Conditional Diffusion Model for Robust 3-D Microseismic Event Localization from Noisy Waveforms

Locating microseismic events is crucial to monitoring fracking activities, CO2 injection, and reservoirs in general. However, the process of locating such events is challenging, especially in low signal-to-noise scenarios. Thus, we introduce a conditional diffusion model for direct inversion of 3-D microseismic event locations from relatively irregularly spaced noisy waveform gathers, eliminating the need for manual arrival-time picking and reducing sensitivity to noise and velocity model uncertainty. The influence of the unknown event origin time on the waveform gathers is eliminated by cross-correlating every trace from the gather with a reference trace from the same gather.
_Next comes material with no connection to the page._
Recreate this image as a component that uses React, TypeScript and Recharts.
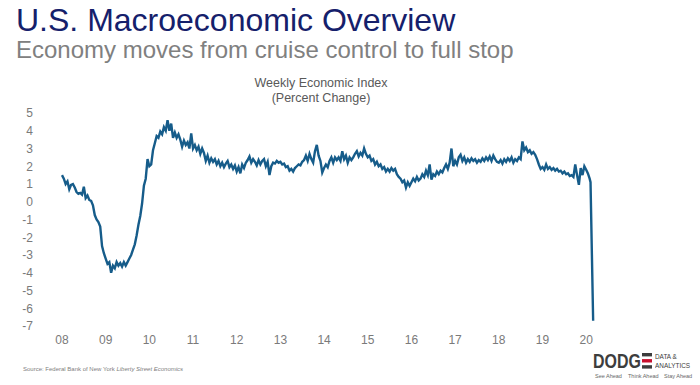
import { LineChart, Line, XAxis, YAxis } from "recharts";

// Weekly Economic Index, % change (semi-monthly samples)
const years = [2008, 2009, 2010, 2011, 2012, 2013, 2014, 2015, 2016, 2017, 2018, 2019];

const wei2008 = [1.5, 1.3, 1.0, 1.15, 0.7, 0.95, 1.0, 0.8, 0.55, 0.45, 0.5, 0.4, 0.85, 0.2, 0.35, 0.1, 0.05, -0.2, -0.75, -1.0, -1.15, -1.4, -2.5, -2.9];
const wei2009 = [-3.2, -3.5, -3.4, -4.0, -3.6, -3.75, -3.4, -3.6, -3.45, -3.65, -3.4, -3.6, -3.4, -3.2, -3.0, -2.7, -2.4, -1.9, -1.3, -0.8, -0.1, 0.9, 1.3, 2.4];
const wei2010 = [2.0, 2.1, 2.9, 3.3, 3.7, 3.6, 3.95, 3.8, 4.2, 4.0, 4.6, 4.0, 4.4, 3.6, 3.9, 3.6, 3.8, 3.5, 3.1, 3.45, 3.2, 3.35, 3.0, 3.85];
const wei2011 = [3.0, 3.2, 2.9, 3.1, 2.7, 3.0, 2.75, 2.3, 2.6, 2.2, 2.45, 2.25, 2.4, 2.1, 2.3, 2.0, 2.2, 1.95, 2.15, 2.3, 1.95, 2.1, 1.85, 2.05];
const wei2012 = [1.7, 1.95, 1.6, 2.1, 1.9, 2.2, 2.35, 2.55, 2.2, 2.4, 2.25, 2.05, 2.35, 2.1, 2.3, 2.4, 2.0, 2.25, 1.5, 2.0, 2.2, 2.15, 2.3, 2.2];
const wei2013 = [2.25, 2.1, 2.15, 1.95, 2.0, 1.75, 1.85, 1.7, 1.9, 2.0, 2.1, 2.05, 2.25, 2.35, 2.6, 2.3, 2.7, 2.4, 2.2, 2.85, 3.2, 2.6, 2.3, 1.65];
const wei2014 = [1.9, 2.1, 1.95, 2.3, 2.5, 2.2, 2.5, 2.35, 2.5, 2.3, 2.85, 2.4, 2.6, 2.2, 2.5, 2.35, 2.5, 2.7, 2.85, 2.55, 2.75, 2.6, 3.0, 2.7];
const wei2015 = [2.5, 2.6, 2.3, 2.4, 2.1, 2.25, 2.0, 2.1, 1.85, 1.95, 1.7, 1.85, 1.7, 1.9, 1.75, 1.85, 1.55, 1.4, 1.3, 1.1, 1.2, 0.8, 1.1, 0.9];
const wei2016 = [1.1, 1.3, 1.15, 1.4, 1.2, 1.3, 1.55, 1.4, 1.75, 1.5, 2.1, 1.25, 1.55, 1.45, 1.7, 1.55, 1.75, 1.65, 1.9, 2.1, 1.85, 2.2, 3.0, 2.0];
const wei2017 = [2.3, 2.1, 2.5, 2.65, 2.3, 2.5, 2.2, 2.4, 2.25, 2.45, 2.3, 2.4, 2.2, 2.35, 2.25, 2.45, 2.3, 2.5, 2.35, 2.55, 2.3, 2.6, 2.4, 2.25];
const wei2018 = [2.2, 2.35, 2.15, 2.4, 2.25, 2.45, 2.3, 2.5, 2.2, 2.4, 2.3, 2.5, 2.4, 3.4, 2.9, 3.05, 2.8, 2.9, 2.7, 2.8, 2.65, 2.4, 2.1, 1.85];
const wei2019 = [1.95, 1.8, 2.1, 1.85, 1.95, 1.8, 1.9, 1.75, 1.85, 1.7, 1.75, 1.6, 1.7, 1.55, 1.6, 1.45, 1.5, 1.4, 2.1, 1.5, 0.95, 1.9, 1.5, 2.0];

// early 2020, weekly around the collapse
const dates2020 = [2020.0, 2020.04, 2020.08, 2020.1, 2020.16];
const wei2020 = [1.8, 1.6, 1.3, 1.1, -6.7];

const yearTicks = [2008, 2009, 2010, 2011, 2012, 2013, 2014, 2015, 2016, 2017, 2018, 2019, 2020];
const valueTicks = [5, 4, 3, 2, 1, 0, -1, -2, -3, -4, -5, -6, -7];

const yearly = [wei2008, wei2009, wei2010, wei2011, wei2012, wei2013, wei2014, wei2015, wei2016, wei2017, wei2018, wei2019];

const data = [
  ...yearly.flatMap((vals, yi) => vals.map((v, i) => ({ t: years[yi] + i / vals.length, v }))),
  ...wei2020.map((v, i) => ({ t: dates2020[i], v })),
];

const font = '"Liberation Sans", Arial, sans-serif';
const tick = { fontSize: 12, fill: "#7a7a7a", fontFamily: font };
const slogan = { position: "absolute" as const, top: 373, fontSize: 5.5, color: "#666", whiteSpace: "nowrap" as const };

export default function App() {
  return (
    <div style={{ position: "absolute", left: 0, top: 0, width: 700, height: 385, background: "#fff", fontFamily: font, overflow: "hidden" }}>
      <div style={{ position: "absolute", left: 16, top: 2, fontSize: 32, color: "#15206b", whiteSpace: "nowrap" }}>
        U.S. Macroeconomic Overview
      </div>
      <div style={{ position: "absolute", left: 16, top: 36, fontSize: 24, color: "#808080", whiteSpace: "nowrap" }}>
        Economy moves from cruise control to full stop
      </div>
      <div style={{ position: "absolute", left: 221, width: 200, top: 76, fontSize: 12.5, color: "#595959", textAlign: "center", lineHeight: "15px" }}>
        Weekly Economic Index
        <br />
        (Percent Change)
      </div>

      <div style={{ position: "absolute", left: 0, top: 0 }}>
        <LineChart width={700} height={385} data={data} margin={{ top: 113, right: 92, bottom: 29, left: 0 }}>
          <XAxis
            dataKey="t"
            type="number"
            domain={[2008, 2020.5]}
            ticks={yearTicks}
            tickFormatter={(v: number) => String(v).slice(2)}
            axisLine={false}
            tickLine={false}
            tickSize={0}
            tickMargin={9}
            height={30}
            tick={tick}
            interval={0}
          />
          <YAxis
            type="number"
            domain={[-7, 5]}
            ticks={valueTicks}
            axisLine={false}
            tickLine={false}
            tickSize={0}
            tickMargin={29}
            width={62}
            tick={tick}
            interval={0}
          />
          <Line type="linear" dataKey="v" stroke="#165c8a" strokeWidth={2.4} dot={false} isAnimationActive={false} />
        </LineChart>
      </div>

      <div style={{ position: "absolute", left: 23, top: 366, fontSize: 6, color: "#808080", whiteSpace: "nowrap" }}>
        Source: Federal Bank of New York <i>Liberty Street Economics</i>
      </div>

      {/* Dodge logo */}
      <div style={{ position: "absolute", left: 593, top: 350, display: "flex", alignItems: "flex-start" }}>
        <div style={{ width: 49, overflow: "visible" }}>
          <div style={{ fontWeight: 700, fontSize: 21, color: "#3d3d3d", lineHeight: "21px", transform: "scaleX(0.76)", transformOrigin: "left top", whiteSpace: "nowrap" }}>
            DODG
          </div>
        </div>
        <svg width={11} height={16} style={{ marginTop: 3 }}>
          <rect x={0} y={0} width={10} height={3.4} fill="#3d3d3d" />
          <rect x={0} y={6.1} width={10} height={3.4} fill="#c8102e" />
          <rect x={0} y={12.2} width={10} height={3.4} fill="#3d3d3d" />
        </svg>
        <div style={{ marginLeft: 2, marginTop: 2, fontSize: 8, color: "#3d3d3d", lineHeight: "9px", transform: "scaleX(0.8)", transformOrigin: "left top", whiteSpace: "nowrap" }}>
          DATA &amp;
          <br />
          ANALYTICS
        </div>
      </div>
      <div style={{ ...slogan, left: 595 }}>See Ahead</div>
      <div style={{ ...slogan, left: 628 }}>Think Ahead</div>
      <div style={{ ...slogan, left: 664 }}>Stay Ahead</div>
    </div>
  );
}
The 3-D microseismic event location coordinates (x, y, z) are projected onto two 2-D (X-Z and Y-Z) Gaussian heatmaps, enabling the use of a 2-D conditional diffusion model for the inversion task in contrast to traditional localization techniques. The model is trained to generate accurate microseismic event locations conditioned on microseismic waveform gathers. Tests on semi-synthetic data from the ToC2ME project demonstrate the model’s accuracy, robustness to noise, and computational efficiency. Furthermore, results from a real field microseismic event indicate high stability in the predicted event coordinates. These findings confirm the feasibility of using conditional diffusion models for reliable field-scale event localization.